Darian Harris. 2013. A white 6’6’’ sharpshooter in the mold of Haney. Plays in the AAU circuit with Nick Smith. Has drawn attention from many mid-major programs including Creighton Belmont, Creighton, Lehigh and even Nebraska or Oklahoma. All in all, a little bit more Hoosiers than Haney.

Darryl Hicks. A 3* prospect who has drawn more interest from mid-majors than from high-majors. An undersized shooting guard. Used to be considered as a shooter, he has now added more skills, improving his dribbling. Although a bit short for the shooting guard position, he is athletic enough to play the 2 spot as we can see in the following video.

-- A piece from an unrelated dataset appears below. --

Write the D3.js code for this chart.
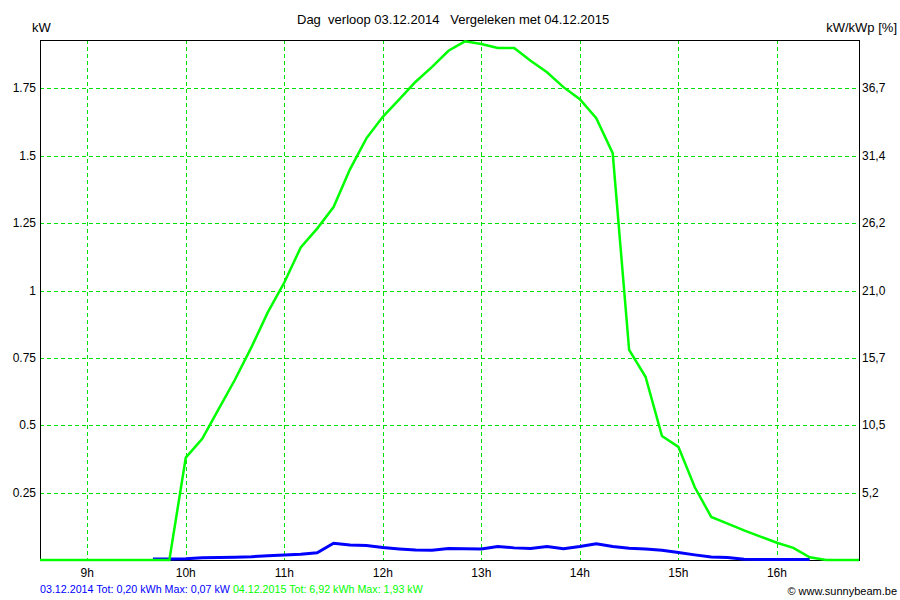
<!DOCTYPE html>
<html>
<head>
<meta charset="utf-8">
<script src="https://cdn.jsdelivr.net/npm/d3@7"></script>
<style>
  body { margin: 0; background: #fff; }
  text { font-family: "Liberation Sans", Arial, sans-serif; font-size: 12px; fill: #000; }
</style>
</head>
<body>
<div id="chart"></div>
<script>
// 10-minute samples, 8:30 .. 16:50
var times = ["8:30","8:40","8:50","9:00","9:10","9:20","9:30","9:40","9:50",
  "10:00","10:10","10:20","10:30","10:40","10:50","11:00","11:10","11:20","11:30","11:40","11:50",
  "12:00","12:10","12:20","12:30","12:40","12:50","13:00","13:10","13:20","13:30","13:40","13:50",
  "14:00","14:10","14:20","14:30","14:40","14:50","15:00","15:10","15:20","15:30","15:40","15:50",
  "16:00","16:10","16:20","16:30","16:40","16:50"];

// 04.12.2015 (green), kW
var green = [0,0,0,0,0,0,0,0,0,
  0.38,0.45,0.56,0.67,0.79,0.92,1.03,1.16,1.23,1.31,1.45,1.565,
  1.645,1.71,1.775,1.83,1.89,1.925,1.915,1.90,1.90,1.853,1.81,1.755,
  1.71,1.64,1.51,0.78,0.68,0.46,0.42,0.27,0.16,0.135,0.11,0.087,
  0.064,0.045,0.01,0,0,0];

// 03.12.2014 (blue), kW
var blue = [null,null,null,null,null,null,null,0.004,0.004,
  0.005,0.008,0.009,0.010,0.012,0.016,0.019,0.021,0.027,0.062,0.056,0.054,
  0.046,0.041,0.037,0.036,0.043,0.042,0.041,0.050,0.045,0.043,0.050,0.042,
  0.050,0.060,0.050,0.044,0.041,0.036,0.028,0.019,0.011,0.009,0.003,0.002,
  0.002,0.002,0.002,null,null,null];

var hourTicks = [9,10,11,12,13,14,15,16];
var kwTicks = [0.25,0.5,0.75,1,1.25,1.5,1.75];
var pctLabels = ["5,2","10,5","15,7","21,0","26,2","31,4","36,7"];

var W = 900, H = 600;
var plotL = 40, plotR = 859, plotT = 40, plotB = 560;

function toHours(s) {
  var p = s.split(":");
  return +p[0] + p[1] / 60;
}

var svg = d3.select("#chart")
  .append("svg")
    .attr("width", W)
    .attr("height", H);

var x = d3.scaleLinear()
  .domain([8.5, 16 + 50 / 60])
  .range([38, plotR]);

var y = d3.scaleLinear()
  .domain([0, 1.93])
  .range([plotB, plotT]);

// grid
svg.append("g")
  .selectAll("line")
  .data(hourTicks)
  .enter()
    .append("line")
    .attr("x1", d => Math.round(x(d)) + 0.5)
    .attr("x2", d => Math.round(x(d)) + 0.5)
    .attr("y1", plotT)
    .attr("y2", plotB)
    .attr("stroke", "#00e000")
    .attr("stroke-dasharray", "4,3");

svg.append("g")
  .selectAll("line")
  .data(kwTicks)
  .enter()
    .append("line")
    .attr("x1", plotL)
    .attr("x2", plotR)
    .attr("y1", d => Math.round(y(d)) + 0.5)
    .attr("y2", d => Math.round(y(d)) + 0.5)
    .attr("stroke", "#00e000")
    .attr("stroke-dasharray", "4,3");

// left axis labels
svg.append("g")
  .selectAll("text")
  .data(kwTicks)
  .enter()
    .append("text")
    .attr("x", 36)
    .attr("y", d => y(d) + 4)
    .style("text-anchor", "end")
    .text(d => String(d));

// right axis labels
svg.append("g")
  .selectAll("text")
  .data(kwTicks)
  .enter()
    .append("text")
    .attr("x", 862)
    .attr("y", d => y(d) + 4)
    .text((d, i) => pctLabels[i]);

// x labels
svg.append("g")
  .selectAll("text")
  .data(hourTicks)
  .enter()
    .append("text")
    .attr("x", d => x(d))
    .attr("y", 577)
    .style("text-anchor", "middle")
    .text(d => d + "h");

// clip for the lines
svg.append("clipPath")
  .attr("id", "plot-clip")
  .append("rect")
    .attr("x", plotL)
    .attr("y", plotT - 2)
    .attr("width", plotR - plotL)
    .attr("height", plotB - plotT + 4);

var line = d3.line()
  .defined(d => d.v !== null)
  .x(d => x(d.t))
  .y(d => y(d.v));

var blueData = times.map((t, i) => ({ t: toHours(t), v: blue[i] }));
var greenData = times.map((t, i) => ({ t: toHours(t), v: green[i] }));

// frame
svg.append("rect")
  .attr("x", plotL + 0.5)
  .attr("y", plotT + 0.5)
  .attr("width", plotR - plotL)
  .attr("height", plotB - plotT)
  .attr("fill", "none")
  .attr("stroke", "#000");

svg.append("path")
  .datum(blueData)
  .attr("clip-path", "url(#plot-clip)")
  .attr("fill", "none")
  .attr("stroke", "#0000ff")
  .attr("stroke-width", 3)
  .attr("d", line);

svg.append("path")
  .datum(greenData)
  .attr("clip-path", "url(#plot-clip)")
  .attr("fill", "none")
  .attr("stroke", "#00ff00")
  .attr("stroke-width", 2.5)
  .attr("d", line);

// titles
svg.append("text")
  .attr("x", 297)
  .attr("y", 24)
  .style("white-space", "pre")
  .style("font-size", "13px")
  .text("Dag  verloop 03.12.2014   Vergeleken met 04.12.2015");

svg.append("text")
  .attr("x", 32)
  .attr("y", 32)
  .style("font-size", "13px")
  .text("kW");

svg.append("text")
  .attr("x", 897)
  .attr("y", 32)
  .style("text-anchor", "end")
  .style("font-size", "13px")
  .text("kW/kWp [%]");

// legend line
var legend = svg.append("text")
  .attr("x", 40)
  .attr("y", 593)
  .style("font-size", "10.7px");

legend.append("tspan")
  .style("fill", "#0000ff")
  .text("03.12.2014 Tot: 0,20 kWh Max: 0,07 kW ");

legend.append("tspan")
  .style("fill", "#00ff00")
  .text("04.12.2015 Tot: 6,92 kWh Max: 1,93 kW");

svg.append("text")
  .attr("x", 897)
  .attr("y", 595)
  .style("text-anchor", "end")
  .style("font-size", "11px")
  .text("\u00a9 www.sunnybeam.be");
</script>
</body>
</html>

Marki Bryan. An undersized power forward who has low majors as his more realistic college options as of now. We have heard Seth Greenberg, head coach at Virginia Tech has taken a look at him, so knowing the type of player Seth likes, he must be a hustler. Played at the ESPN Rise last week against some of the nation’s finest. Can shoot from midrange and play around the baseline. He’s not afraid of contact.

He’s the big white guy wearing the #50.

Derrick Walton. A pure point guard Michigan-bound. He’s ranked among the top100 players in his class for both ESPN and Rivals. He’s small, a good shooter though.

Collin Hartmann. A 3* 2013 prospect from Indiana. The same kind of player we mentioned previously with Haney and Harris, a 6’7’’ white swingman. He doesn’t look as a pure shooter though, and more as an athletic swingman. He’s ranked among the top 100 player in his class for Rivals.

I have the feeling they will use an 8-9 men rotation, starting Walton and Clark in the backcourt with Hartmann, Willis and Nichols in the frontcourt. I expect the typical American defense using a lot their hands, but giving space if their rival can handle and move the ball correctly. In the offense, I think they will try to run as much as possible, and in 5 on 5 situations will play 1on1, pick and roll, and their guards will shoot lots of three pointers. Nothing new in this kind of American teams that lack practicing time.

They should be able to finish between the first eight teams, but cannot see them playing for the medals. They will miss the home court advantage for sure.

Juan Cobos writes regularly about European players in the US College system. He contributes to several websites, among them for example.

5 responses so far ↓

  • 1 carlo // Apr 5, 2012 at 1:50 pm

    Sharing your evaluation on this young weak team, confirmed by yesterday’s test-game (Germany-USA 93-66).
    Very interesting coverage indeed.

  • 2 Don Turner // Apr 5, 2012 at 8:19 pm

    Its about time USA WAKE UP and send the
    McDonald’s current team to Germany and kick a–

  • 3 Christophe // Apr 5, 2012 at 8:23 pm

    that would be great

  • 4 Tommy Brown // Apr 6, 2012 at 8:20 pm

    Thats a great way to welcome your guess ,but your kids there turn pro at 13 thats why they come to usa to toughing up you saying typical usa teams , these guys are potiental mcdonald all americans you down them like that wow, thats why you write

  • 5 carlo // Apr 7, 2012 at 8:31 pm

    Interesting analysis of US team on
    but with some remarks:
    1) 2012 US roster is made by 11 HS players only, this means a spot for one DoDDS player could have been available, as mentioned by Christophe as well;
    2) Until 1971 US teams were made just by DoDDS players and after the poor cumulated results it was in 1973 that 8 (not 10) US HS players were assembled together with 4 DoDDS cagers. And that year USA won the tourney, led by future NBA standout Kent Benson, MVP Bill Langloh and Ulice Payne and coached by Dick Stewart. Afaik DoDDS quota was reduced to two players at the beginning of 1990s.